I was on my local radio station this afternoon to chat about my blog and the DJ asked me about my experience with living my lifestyle and maintaining a relationship. He asked me this and then cut to a break – and I began to panic. I’m pretty honest on my blog and can open up about my mental health, my views on equality and even how I feel about growing older. When asked point blank about how travel affects my love life; it stopped me in my tracks and I had no clue what to say. All I could muster was something along the lines of: “Yeah… um well, it’s difficult but you have to figure out what you want and make sure it’s what makes you happy.”
Before we go further, let’s clarify one thing: what I want. I don’t care about money or where he(/or she – I believe you fall for the person) is from. For me, it’s about the simplest of lives where you’re both happy doing whatever you feel your calling is. And. That. Is. It. I’m not one for bells and whistles, and I hate anything complicated.
The second thing to clarify: I have traveled with three boyfriends over the last nine years and all of them haven’t worked out – for multiple reasons.
We all still here? Great.
So, when asked about my love life and my view on keeping relationships living the way I do, I felt incredibly shy. Yes, I’ve had plenty experience on the matter but I had no clue how to say I had royally failed on all accounts.
I guess it just got too personal and I didn’t feel comfortable talking about it. On my way home, I started to ponder how I would’ve answered that question if I’d had time to come up with a proper response. A response I was happy to share.
Why traveling destroys relationships:
You’re never going to be in the same space. Someone is going to want to settle down or get a job or be stuck in a situation they can’t get out of. This means that one person won’t be getting what they want. There will be a permanent imbalance in the relationship.
One will always be more efficient than the other. It’s tough to find someone with the same level of efficiency as you and this always leads to frustration as one person will always carry the other. This isn’t saying one is ‘wrong’ and one is ‘right’; you just don’t have the right balance.
If your partner is insecure; it’s unlikely that it will last. Those who travel, guys or girls, are more than likely very independent free spirited souls. They don’t need constant validation and don’t hand it out either. It’s hard to feel needed when faced with such a strong partner, but you need to understand that they will love you in their own way and want you more than anything. It’s a struggle to make your partner feel needed when you’re self-sufficient in your own right and you’re experienced with traveling the world on your own.

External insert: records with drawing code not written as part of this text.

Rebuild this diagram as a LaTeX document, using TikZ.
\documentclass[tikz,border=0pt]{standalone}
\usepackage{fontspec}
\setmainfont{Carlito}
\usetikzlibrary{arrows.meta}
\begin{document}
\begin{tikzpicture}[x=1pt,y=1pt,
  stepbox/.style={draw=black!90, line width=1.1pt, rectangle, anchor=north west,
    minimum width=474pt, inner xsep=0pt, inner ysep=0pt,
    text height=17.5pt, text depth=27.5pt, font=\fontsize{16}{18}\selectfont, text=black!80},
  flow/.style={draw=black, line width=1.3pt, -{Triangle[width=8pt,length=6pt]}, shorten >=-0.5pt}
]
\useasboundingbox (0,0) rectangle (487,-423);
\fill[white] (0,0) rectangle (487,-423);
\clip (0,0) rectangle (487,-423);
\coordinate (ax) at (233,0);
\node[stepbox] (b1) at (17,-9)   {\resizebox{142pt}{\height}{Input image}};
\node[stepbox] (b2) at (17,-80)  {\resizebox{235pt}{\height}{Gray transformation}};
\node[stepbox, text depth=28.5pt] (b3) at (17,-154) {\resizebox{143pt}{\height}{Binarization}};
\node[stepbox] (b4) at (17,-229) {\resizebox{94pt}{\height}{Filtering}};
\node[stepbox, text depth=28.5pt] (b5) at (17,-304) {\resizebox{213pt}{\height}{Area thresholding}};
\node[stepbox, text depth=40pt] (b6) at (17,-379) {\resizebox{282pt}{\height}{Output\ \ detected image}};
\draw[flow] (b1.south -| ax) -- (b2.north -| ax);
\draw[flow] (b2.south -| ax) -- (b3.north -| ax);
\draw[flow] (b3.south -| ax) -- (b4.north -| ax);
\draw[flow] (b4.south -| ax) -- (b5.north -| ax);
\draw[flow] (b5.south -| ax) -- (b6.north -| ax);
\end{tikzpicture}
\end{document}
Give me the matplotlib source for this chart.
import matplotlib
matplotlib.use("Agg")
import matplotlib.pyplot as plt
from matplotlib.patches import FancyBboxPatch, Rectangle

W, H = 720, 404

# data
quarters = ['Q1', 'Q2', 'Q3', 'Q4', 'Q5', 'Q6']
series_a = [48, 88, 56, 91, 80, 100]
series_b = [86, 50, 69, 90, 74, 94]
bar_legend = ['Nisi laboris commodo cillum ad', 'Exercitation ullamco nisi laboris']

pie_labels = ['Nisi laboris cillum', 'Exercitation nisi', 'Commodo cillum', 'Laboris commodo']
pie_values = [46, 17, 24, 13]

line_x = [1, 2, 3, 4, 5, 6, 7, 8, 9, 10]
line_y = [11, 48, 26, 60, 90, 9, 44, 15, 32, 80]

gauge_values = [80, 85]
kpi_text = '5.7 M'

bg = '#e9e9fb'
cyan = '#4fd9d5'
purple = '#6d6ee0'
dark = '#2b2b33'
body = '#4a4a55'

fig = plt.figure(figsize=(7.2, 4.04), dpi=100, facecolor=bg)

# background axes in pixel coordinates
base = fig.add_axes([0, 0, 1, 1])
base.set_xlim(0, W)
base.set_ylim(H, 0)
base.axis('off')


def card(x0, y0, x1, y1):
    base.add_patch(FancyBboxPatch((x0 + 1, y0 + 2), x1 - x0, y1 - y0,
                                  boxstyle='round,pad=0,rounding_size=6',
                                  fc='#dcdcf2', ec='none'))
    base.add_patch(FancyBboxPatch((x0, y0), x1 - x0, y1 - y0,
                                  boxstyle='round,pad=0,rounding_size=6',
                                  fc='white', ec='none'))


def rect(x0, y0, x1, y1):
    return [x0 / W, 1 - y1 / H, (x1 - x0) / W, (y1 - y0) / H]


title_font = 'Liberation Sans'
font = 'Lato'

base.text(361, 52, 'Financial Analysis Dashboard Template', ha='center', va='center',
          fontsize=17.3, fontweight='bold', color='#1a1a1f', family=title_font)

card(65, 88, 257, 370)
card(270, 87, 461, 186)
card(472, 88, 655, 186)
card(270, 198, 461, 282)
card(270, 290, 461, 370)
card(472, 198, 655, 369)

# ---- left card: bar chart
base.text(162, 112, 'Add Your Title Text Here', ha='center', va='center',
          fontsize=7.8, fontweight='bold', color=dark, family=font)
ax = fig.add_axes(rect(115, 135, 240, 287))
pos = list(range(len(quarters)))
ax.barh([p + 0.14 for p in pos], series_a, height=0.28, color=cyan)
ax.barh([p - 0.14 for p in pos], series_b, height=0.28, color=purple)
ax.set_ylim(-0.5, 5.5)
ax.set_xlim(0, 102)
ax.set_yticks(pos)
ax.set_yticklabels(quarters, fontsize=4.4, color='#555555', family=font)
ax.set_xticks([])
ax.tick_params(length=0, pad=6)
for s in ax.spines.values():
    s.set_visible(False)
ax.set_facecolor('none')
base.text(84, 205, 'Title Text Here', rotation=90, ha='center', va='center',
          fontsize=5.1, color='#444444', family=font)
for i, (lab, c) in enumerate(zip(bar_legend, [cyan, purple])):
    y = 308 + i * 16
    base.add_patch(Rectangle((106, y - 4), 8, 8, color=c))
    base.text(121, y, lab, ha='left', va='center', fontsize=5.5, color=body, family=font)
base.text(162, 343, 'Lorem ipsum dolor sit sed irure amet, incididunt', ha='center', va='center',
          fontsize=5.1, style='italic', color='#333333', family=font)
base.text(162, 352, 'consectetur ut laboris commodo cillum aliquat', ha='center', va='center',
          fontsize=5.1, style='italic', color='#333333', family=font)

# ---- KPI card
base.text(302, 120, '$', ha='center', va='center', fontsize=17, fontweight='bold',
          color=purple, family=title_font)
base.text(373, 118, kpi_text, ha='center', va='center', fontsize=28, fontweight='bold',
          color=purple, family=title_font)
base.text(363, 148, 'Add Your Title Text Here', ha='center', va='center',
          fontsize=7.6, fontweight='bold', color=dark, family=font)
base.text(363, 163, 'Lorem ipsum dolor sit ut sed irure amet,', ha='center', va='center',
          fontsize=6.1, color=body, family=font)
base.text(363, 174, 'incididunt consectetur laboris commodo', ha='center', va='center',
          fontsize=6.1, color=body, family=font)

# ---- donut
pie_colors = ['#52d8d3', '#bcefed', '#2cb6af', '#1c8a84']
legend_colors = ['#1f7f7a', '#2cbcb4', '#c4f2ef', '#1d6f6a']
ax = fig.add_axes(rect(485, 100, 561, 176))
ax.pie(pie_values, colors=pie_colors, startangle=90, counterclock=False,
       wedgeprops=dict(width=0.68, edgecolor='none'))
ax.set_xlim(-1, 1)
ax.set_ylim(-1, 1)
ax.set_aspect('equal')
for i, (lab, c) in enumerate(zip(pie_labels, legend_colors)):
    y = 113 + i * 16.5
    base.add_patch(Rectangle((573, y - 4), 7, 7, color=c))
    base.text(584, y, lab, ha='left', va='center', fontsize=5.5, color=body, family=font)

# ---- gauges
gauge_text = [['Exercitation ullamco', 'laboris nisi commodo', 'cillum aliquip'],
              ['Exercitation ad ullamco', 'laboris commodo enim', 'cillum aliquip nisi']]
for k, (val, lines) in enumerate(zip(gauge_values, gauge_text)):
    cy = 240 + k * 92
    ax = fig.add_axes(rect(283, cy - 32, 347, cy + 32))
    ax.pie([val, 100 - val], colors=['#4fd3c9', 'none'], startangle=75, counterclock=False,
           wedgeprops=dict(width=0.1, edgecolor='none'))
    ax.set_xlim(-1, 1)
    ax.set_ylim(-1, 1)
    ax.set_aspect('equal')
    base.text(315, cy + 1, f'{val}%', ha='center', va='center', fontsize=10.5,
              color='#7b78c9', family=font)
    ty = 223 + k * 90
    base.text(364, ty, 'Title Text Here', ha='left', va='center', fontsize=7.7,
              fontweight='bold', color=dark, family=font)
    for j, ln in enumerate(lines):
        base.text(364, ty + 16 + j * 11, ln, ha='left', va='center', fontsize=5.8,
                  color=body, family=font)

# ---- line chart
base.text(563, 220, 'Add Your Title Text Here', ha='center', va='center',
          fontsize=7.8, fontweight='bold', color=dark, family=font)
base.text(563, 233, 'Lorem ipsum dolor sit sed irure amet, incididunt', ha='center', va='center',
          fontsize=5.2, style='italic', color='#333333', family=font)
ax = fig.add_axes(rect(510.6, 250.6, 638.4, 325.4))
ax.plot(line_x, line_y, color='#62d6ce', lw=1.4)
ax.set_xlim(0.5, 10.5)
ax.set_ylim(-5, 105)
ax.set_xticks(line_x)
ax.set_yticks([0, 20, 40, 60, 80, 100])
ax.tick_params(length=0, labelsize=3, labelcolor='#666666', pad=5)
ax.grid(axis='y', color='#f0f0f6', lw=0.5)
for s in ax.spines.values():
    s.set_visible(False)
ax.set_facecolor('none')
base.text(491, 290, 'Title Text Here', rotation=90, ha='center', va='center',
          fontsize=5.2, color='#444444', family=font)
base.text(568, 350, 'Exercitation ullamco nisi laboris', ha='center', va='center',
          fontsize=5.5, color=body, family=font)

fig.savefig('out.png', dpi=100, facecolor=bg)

If your partner hasn’t traveled, they won’t understand you entirely. I can show you pictures of Angkor Wat at sunrise, but I can’t explain why I stood there in tears watching it for an hour. I can write an article about how much travel has given me, but I could never put it properly into words. Something’s have to be felt. My favourite moments are talking with a fellow traveler about visa stresses or interacting with foreigners and you have this ‘you get me’ moment.

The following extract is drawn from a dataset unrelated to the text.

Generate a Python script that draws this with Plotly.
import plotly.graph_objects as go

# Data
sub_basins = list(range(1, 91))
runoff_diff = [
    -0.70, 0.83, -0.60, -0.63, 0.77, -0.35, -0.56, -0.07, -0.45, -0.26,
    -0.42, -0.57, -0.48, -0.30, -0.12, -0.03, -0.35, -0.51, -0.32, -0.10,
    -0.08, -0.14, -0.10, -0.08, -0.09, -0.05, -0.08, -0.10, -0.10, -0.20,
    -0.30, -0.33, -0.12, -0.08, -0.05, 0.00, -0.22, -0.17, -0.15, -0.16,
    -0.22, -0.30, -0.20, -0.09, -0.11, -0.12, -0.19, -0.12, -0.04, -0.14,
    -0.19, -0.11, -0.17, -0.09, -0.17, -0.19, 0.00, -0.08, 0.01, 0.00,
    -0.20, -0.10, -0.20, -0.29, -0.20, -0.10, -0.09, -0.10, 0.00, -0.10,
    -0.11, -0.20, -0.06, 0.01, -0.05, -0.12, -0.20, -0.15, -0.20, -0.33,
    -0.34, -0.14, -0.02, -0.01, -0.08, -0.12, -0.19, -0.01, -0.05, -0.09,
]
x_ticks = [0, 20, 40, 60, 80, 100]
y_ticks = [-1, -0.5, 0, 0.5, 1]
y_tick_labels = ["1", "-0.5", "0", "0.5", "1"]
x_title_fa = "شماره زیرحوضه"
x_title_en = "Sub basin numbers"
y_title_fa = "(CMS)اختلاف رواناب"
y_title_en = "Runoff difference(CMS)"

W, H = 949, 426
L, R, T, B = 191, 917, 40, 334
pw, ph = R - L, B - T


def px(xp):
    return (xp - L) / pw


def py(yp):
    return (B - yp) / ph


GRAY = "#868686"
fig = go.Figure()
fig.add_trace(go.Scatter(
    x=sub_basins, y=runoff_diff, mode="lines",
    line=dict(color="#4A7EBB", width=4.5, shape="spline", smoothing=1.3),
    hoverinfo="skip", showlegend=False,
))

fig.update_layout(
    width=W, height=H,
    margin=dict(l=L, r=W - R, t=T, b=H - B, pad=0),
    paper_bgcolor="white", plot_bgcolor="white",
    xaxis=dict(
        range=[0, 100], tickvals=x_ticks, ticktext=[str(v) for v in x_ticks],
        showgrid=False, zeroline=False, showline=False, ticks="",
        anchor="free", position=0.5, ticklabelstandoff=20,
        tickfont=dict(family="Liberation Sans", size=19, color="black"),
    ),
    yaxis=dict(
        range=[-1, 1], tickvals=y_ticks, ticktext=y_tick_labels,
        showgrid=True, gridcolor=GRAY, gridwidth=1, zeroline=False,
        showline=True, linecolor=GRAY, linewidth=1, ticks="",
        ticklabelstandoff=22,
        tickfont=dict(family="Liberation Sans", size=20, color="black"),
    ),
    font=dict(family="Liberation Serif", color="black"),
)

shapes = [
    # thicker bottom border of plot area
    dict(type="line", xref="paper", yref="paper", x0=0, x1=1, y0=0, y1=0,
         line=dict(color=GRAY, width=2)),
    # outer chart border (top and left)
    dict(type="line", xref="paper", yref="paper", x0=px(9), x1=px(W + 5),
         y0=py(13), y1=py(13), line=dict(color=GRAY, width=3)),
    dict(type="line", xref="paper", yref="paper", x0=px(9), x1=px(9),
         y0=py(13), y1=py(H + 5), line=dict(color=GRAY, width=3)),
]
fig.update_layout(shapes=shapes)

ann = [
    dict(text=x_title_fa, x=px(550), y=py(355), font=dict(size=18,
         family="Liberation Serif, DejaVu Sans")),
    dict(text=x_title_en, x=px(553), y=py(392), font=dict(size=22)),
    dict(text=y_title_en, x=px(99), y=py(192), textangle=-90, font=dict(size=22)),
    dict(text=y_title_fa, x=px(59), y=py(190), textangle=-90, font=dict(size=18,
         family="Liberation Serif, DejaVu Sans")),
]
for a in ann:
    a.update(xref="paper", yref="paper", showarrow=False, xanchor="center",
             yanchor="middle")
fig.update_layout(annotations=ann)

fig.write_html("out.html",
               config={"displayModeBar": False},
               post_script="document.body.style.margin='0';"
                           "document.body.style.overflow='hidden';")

Why traveling makes relationships…
I can only imagine the feeling of traveling with someone and be feeling completely at ease and safe. When you can see the most incredible things with a partner that fits you perfectly. Experiencing the world together could cement a relationship, as it will be such a precious experience felt by you and your partner. To finally make it to a destination after days of local travel and to just be overwhelmed with emotion. I’ve seen it, and I want that. So, like I said on air this afternoon: “I gotta find me another Lamb…” The search continues!